Important input parameters

There are a few importnat input parameters for low-scaling post-HF calculations:

SORT_BASIS, in the DFT input section, should be set to EXP. This way, basis elements are sorted according to their exponents, leading to increased sparsity and performance.
EPS_FILTER, in the LOW_SCALING input section. The bottleneck of the low-scaling post-HF calculations consists of sparse tensor contractions. This parameter is the threshold for block sparsity during calculations, with a safe default of \(1.0\times10^{-9}\). A looser threshold might significantly speedup calculations (not recommended to go higher than \(1.0\times10^{-8}\)).

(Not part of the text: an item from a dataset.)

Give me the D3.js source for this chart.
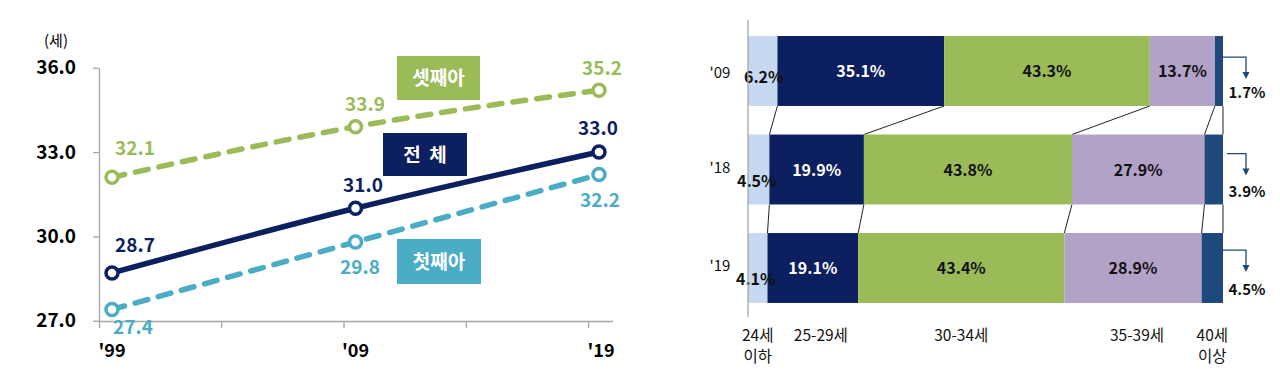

MEMORY_CUT, in the LOW_SCALING input section. This keyword influences the batching strategy for large tensor contractions. In post-HF, some tensor contractions are done in multiple steps, with large intermediate results. Storing these intermediates can lead to memory shortage. The value of MEMORY_CUT (default of 5) indicates how large tensors are split into batches, such that smaller intermediates can be stored. Note that MEMORY_CUT 3 does not mean that the total memory consumption of the program is divided by three (initial and final tensors are not affected, as well as the data concerning the rest of the calculation). A higher value reduces the memory footprint, but leads to performance overheads.
RI METRIC: the choice of RI metric is crucial for performance in periodic calculations. A
shorter ranged RI metric will generally be more efficient, while a longer ranged metric (e.g. TC
with a cutoff radius of 1.5 Angstrom) can be more accurate. See Bussy2023 for a full discussion.